> **Task directions**
Starting with the line that includes "Convert this diagram to TikZ code.", write out every remaining line of the records below exactly as it appears, leaving out any images.

Charts and diagrams as code:
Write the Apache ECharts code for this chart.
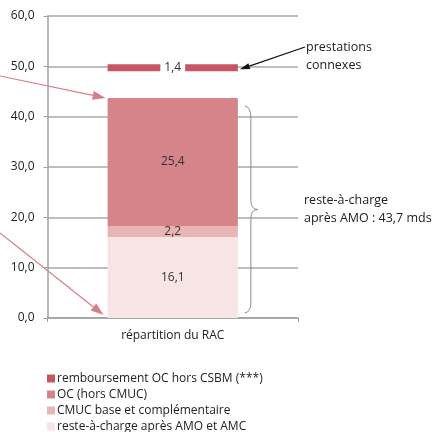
<!DOCTYPE html>
<html>
<head>
<meta charset="utf-8">
<script src="https://cdn.jsdelivr.net/npm/echarts@6/dist/echarts.min.js"></script>
<style>
  html, body { margin: 0; padding: 0; background: #fff; }
  #chart { width: 439px; height: 432px; }
</style>
</head>
<body>
<div id="chart"></div>
<script>
// Répartition du reste-à-charge (milliards d'euros)
const categories = ['répartition du RAC'];
const resteApresAMC = [16.1];
const cmuc = [2.2];
const ocHorsCmuc = [25.4];
const ecart = [5.3];            // espace vide sous les prestations connexes
const remboursementOC = [1.4];
const yTicks = [0, 10, 20, 30, 40, 50, 60];

const FONT = 'Open Sans';
const fmt = v => v.toFixed(1).replace('.', ',');

const chart = echarts.init(document.getElementById('chart'), null, { renderer: 'canvas' });

const labelStyle = {
  show: true, position: 'inside', color: '#333', fontFamily: FONT, fontSize: 12,
  formatter: p => fmt(p.value)
};

const option = {
  animation: false,
  textStyle: { fontFamily: FONT },
  grid: { left: 47.5, right: 141, top: 16, bottom: 114 },
  legend: {
    orient: 'vertical', left: 47, top: 371.5, height: 90, padding: 0,
    itemWidth: 8, itemHeight: 8, itemGap: 2,
    icon: 'rect',
    textStyle: { fontFamily: FONT, fontSize: 12, lineHeight: 14, color: '#222', padding: [0, 0, 0, -3] },
    data: ['remboursement OC hors CSBM (***)', 'OC (hors CMUC)', 'CMUC base et complémentaire', 'reste-à-charge après AMO et AMC']
  },
  xAxis: {
    type: 'category', data: categories,
    axisLine: { lineStyle: { color: '#a0a0a0', width: 1.5 } },
    axisTick: { show: true, length: 4, lineStyle: { color: '#a0a0a0' } },
    axisLabel: { color: '#222', fontFamily: FONT, fontSize: 12, margin: 12 }
  },
  yAxis: {
    type: 'value', min: yTicks[0], max: yTicks[yTicks.length - 1], interval: 10,
    axisLine: { show: true, lineStyle: { color: '#a0a0a0', width: 1.5 } },
    axisTick: { show: true, length: 4, lineStyle: { color: '#a0a0a0' } },
    splitLine: { lineStyle: { color: '#a8a8a8', width: 1.5 } },
    axisLabel: { color: '#222', fontFamily: FONT, fontSize: 12, margin: 13, formatter: v => fmt(v) }
  },
  series: [
    { name: 'reste-à-charge après AMO et AMC', type: 'bar', stack: 'rac', data: resteApresAMC,
      barWidth: '52%', itemStyle: { color: '#f7e5e5' }, label: labelStyle },
    { name: 'CMUC base et complémentaire', type: 'bar', stack: 'rac', data: cmuc,
      itemStyle: { color: '#e8b4b4' }, label: labelStyle },
    { name: 'OC (hors CMUC)', type: 'bar', stack: 'rac', data: ocHorsCmuc,
      itemStyle: { color: '#d5848a' }, label: labelStyle },
    { name: 'ecart', type: 'bar', stack: 'rac', data: ecart, silent: true,
      itemStyle: { color: 'rgba(0,0,0,0)' }, label: { show: false } },
    { name: 'remboursement OC hors CSBM (***)', type: 'bar', stack: 'rac', data: remboursementOC,
      itemStyle: { color: '#c75664' },
      label: Object.assign({}, labelStyle, { backgroundColor: '#fff', padding: [1, 4, 0, 4] }) }
  ]
};
chart.setOption(option);

// Annotations: flèches, accolade et textes
function px(v) { return chart.convertToPixel({ xAxisIndex: 0, yAxisIndex: 0 }, [0, v]); }
const cx = chart.convertToPixel({ xAxisIndex: 0 }, 0);
const barHalf = (cx - 47.5) * 0.52;
const barLeft = cx - barHalf, barRight = cx + barHalf;
const totalRac = resteApresAMC[0] + cmuc[0] + ocHorsCmuc[0];
const yTop = px(totalRac)[1];
const yZero = px(0)[1];
const yConnexes = px(totalRac + ecart[0])[1];

function arrow(x1, y1, x2, y2, color, len, wid, lw) {
  const a = Math.atan2(y2 - y1, x2 - x1);
  const bx = x2 - len * Math.cos(a), by = y2 - len * Math.sin(a);
  const nx = -Math.sin(a) * wid / 2, ny = Math.cos(a) * wid / 2;
  return [
    { type: 'line', shape: { x1: x1, y1: y1, x2: bx, y2: by }, style: { stroke: color, lineWidth: lw }, silent: true },
    { type: 'polygon', shape: { points: [[x2, y2], [bx + nx, by + ny], [bx - nx, by - ny]] }, style: { fill: color }, silent: true }
  ];
}

const pink = '#d77f86';
const bx0 = barRight + 7, bmid = barRight + 13, btip = barRight + 20;
const b1 = yTop + 8, b2 = yZero - 5, bm = (b1 + b2) / 2;
const braceStyle = { stroke: '#8a8a8a', lineWidth: 1, fill: null };
const curve = (x1, y1, cpx, cpy, x2, y2) => ({ type: 'bezierCurve', silent: true,
  shape: { x1: x1, y1: y1, cpx1: cpx, cpy1: cpy, x2: x2, y2: y2 }, style: braceStyle });
const seg = (x1, y1, x2, y2) => ({ type: 'line', silent: true,
  shape: { x1: x1, y1: y1, x2: x2, y2: y2 }, style: braceStyle });
const brace = [
  curve(bx0, b1, bmid, b1 + 1, bmid, b1 + 12),
  seg(bmid, b1 + 12, bmid, bm - 9),
  curve(bmid, bm - 9, bmid, bm, btip, bm),
  curve(btip, bm, bmid, bm, bmid, bm + 9),
  seg(bmid, bm + 9, bmid, b2 - 11),
  curve(bmid, b2 - 11, bmid, b2 - 1, bx0, b2)
];

const txt = (x, y, t) => ({ type: 'text', x: x, y: y, silent: true,
  style: { text: t, fill: '#222', font: `12.5px "${FONT}"`, textVerticalAlign: 'middle', textAlign: 'left' } });

chart.setOption({
  graphic: [].concat(
    arrow(0, 76, barLeft - 2, yTop, pink, 13, 9, 1.2),
    arrow(0, 233, barLeft - 4, yZero - 3, pink, 13, 9, 1.2),
    arrow(305, 47, barRight + 2, yConnexes - 2, '#111', 10, 6, 1.2),
    brace,
    [
      txt(306, 47, 'prestations'),
      txt(306, 65, 'connexes'),
      txt(304, 200, 'reste-à-charge'),
      txt(304, 218, 'après AMO : 43,7 mds')
    ]
  )
});
</script>
</body>
</html>
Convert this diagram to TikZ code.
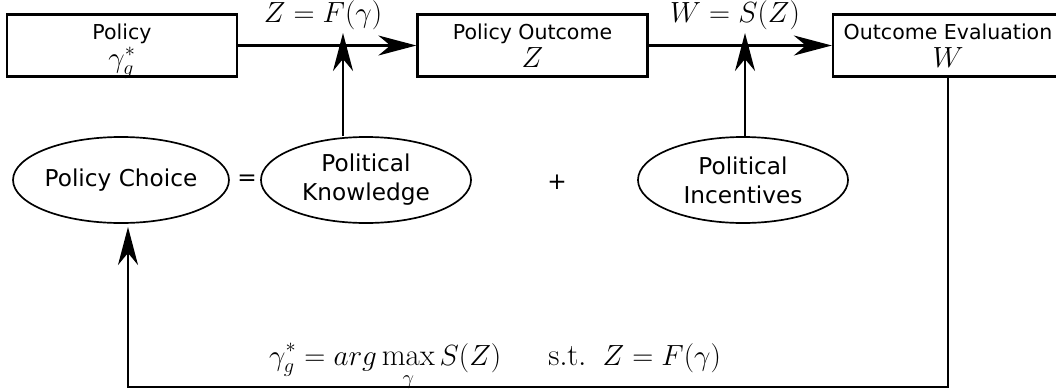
\documentclass[tikz,border=0pt]{standalone}
\usepackage{fontspec}
\newfontfamily\dejavu{DejaVu Sans}
\usetikzlibrary{arrows.meta,shapes.geometric}
\newcommand{\mth}[1]{{\fontsize{20}{20}\selectfont$#1$}}
\begin{document}
\begin{tikzpicture}[x=0.025cm,y=-0.025cm,
    blk/.style={draw,line width=1.6pt,rectangle,minimum width=5.75cm,minimum height=1.55cm,
      inner sep=0pt,align=center,font=\dejavu\fontsize{14.6}{20}\selectfont},
    oval/.style={draw,line width=1.2pt,ellipse,minimum width=5.25cm,minimum height=2.15cm,
      inner sep=0pt,align=center,font=\dejavu\fontsize{16.5}{20.6}\selectfont},
    sym/.style={font=\dejavu\fontsize{16.5}{20}\selectfont},
    lbl/.style={font=\fontsize{20}{24}\selectfont},
    arw/.style={line width=1.6pt,-{Stealth[length=0.95cm,width=0.5cm,inset=0.3cm]}}]
    \useasboundingbox (0,0) rectangle (1056,389);
    \node[blk] (pol) at (122,45.5) {Policy\\\mth{\smash{\gamma_g^*}\vphantom{Z}}};
    \node[blk] (out) at (532.5,45.5) {Policy Outcome\\\mth{Z}};
    \node[blk] (eval) at (948,45.5) {Outcome Evaluation\\\mth{W}};
    \node[oval] (choice) at (121,180) {Policy Choice};
    \node[oval] (know) at (366,180) {Political\\Knowledge};
    \node[oval] (inc) at (743,180) {Political\\Incentives};
    \node[sym] (eq) at (247,180) {=};
    \node[sym] (plus) at (557,182) {+};
    \node[lbl] (f) at (323,15) {$Z=F(\gamma)$};
    \node[lbl] (s) at (735,15) {$W=S(Z)$};
    \node[lbl,font=\fontsize{22}{24}\selectfont,anchor=base] (opt) at (495,365)
      {$\displaystyle\gamma_g^*=arg\max_{\rule{0pt}{12pt}\gamma}S(Z)\quad\;\;\mathrm{s.t.}\;\;Z=F(\gamma)$};
    \coordinate (kt) at (343,33);
    \coordinate (it) at (745,33);
    \coordinate (ct) at (128,227);
    \coordinate (bl) at (128,387);
    \coordinate (br) at (948,387);
    \draw[arw] (pol.east) -- (out.west);
    \draw[arw] (out.east) -- (eval.west);
    \draw[arw] (know.north -| kt) -- (kt);
    \draw[arw] (inc.north -| it) -- (it);
    \draw[arw] (eval.south) -- (br) -- (bl) -- (ct);
\end{tikzpicture}
\end{document}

> **The answer**
Convert this diagram to TikZ code.
\documentclass[tikz,border=0pt]{standalone}
\usepackage{fontspec}
\newfontfamily\dejavu{DejaVu Sans}
\usetikzlibrary{arrows.meta,shapes.geometric}
\newcommand{\mth}[1]{{\fontsize{20}{20}\selectfont$#1$}}
\begin{document}
\begin{tikzpicture}[x=0.025cm,y=-0.025cm,
    blk/.style={draw,line width=1.6pt,rectangle,minimum width=5.75cm,minimum height=1.55cm,
      inner sep=0pt,align=center,font=\dejavu\fontsize{14.6}{20}\selectfont},
    oval/.style={draw,line width=1.2pt,ellipse,minimum width=5.25cm,minimum height=2.15cm,
      inner sep=0pt,align=center,font=\dejavu\fontsize{16.5}{20.6}\selectfont},
    sym/.style={font=\dejavu\fontsize{16.5}{20}\selectfont},
    lbl/.style={font=\fontsize{20}{24}\selectfont},
    arw/.style={line width=1.6pt,-{Stealth[length=0.95cm,width=0.5cm,inset=0.3cm]}}]
    \useasboundingbox (0,0) rectangle (1056,389);
    \node[blk] (pol) at (122,45.5) {Policy\\\mth{\smash{\gamma_g^*}\vphantom{Z}}};
    \node[blk] (out) at (532.5,45.5) {Policy Outcome\\\mth{Z}};
    \node[blk] (eval) at (948,45.5) {Outcome Evaluation\\\mth{W}};
    \node[oval] (choice) at (121,180) {Policy Choice};
    \node[oval] (know) at (366,180) {Political\\Knowledge};
    \node[oval] (inc) at (743,180) {Political\\Incentives};
    \node[sym] (eq) at (247,180) {=};
    \node[sym] (plus) at (557,182) {+};
    \node[lbl] (f) at (323,15) {$Z=F(\gamma)$};
    \node[lbl] (s) at (735,15) {$W=S(Z)$};
    \node[lbl,font=\fontsize{22}{24}\selectfont,anchor=base] (opt) at (495,365)
      {$\displaystyle\gamma_g^*=arg\max_{\rule{0pt}{12pt}\gamma}S(Z)\quad\;\;\mathrm{s.t.}\;\;Z=F(\gamma)$};
    \coordinate (kt) at (343,33);
    \coordinate (it) at (745,33);
    \coordinate (ct) at (128,227);
    \coordinate (bl) at (128,387);
    \coordinate (br) at (948,387);
    \draw[arw] (pol.east) -- (out.west);
    \draw[arw] (out.east) -- (eval.west);
    \draw[arw] (know.north -| kt) -- (kt);
    \draw[arw] (inc.north -| it) -- (it);
    \draw[arw] (eval.south) -- (br) -- (bl) -- (ct);
\end{tikzpicture}
\end{document}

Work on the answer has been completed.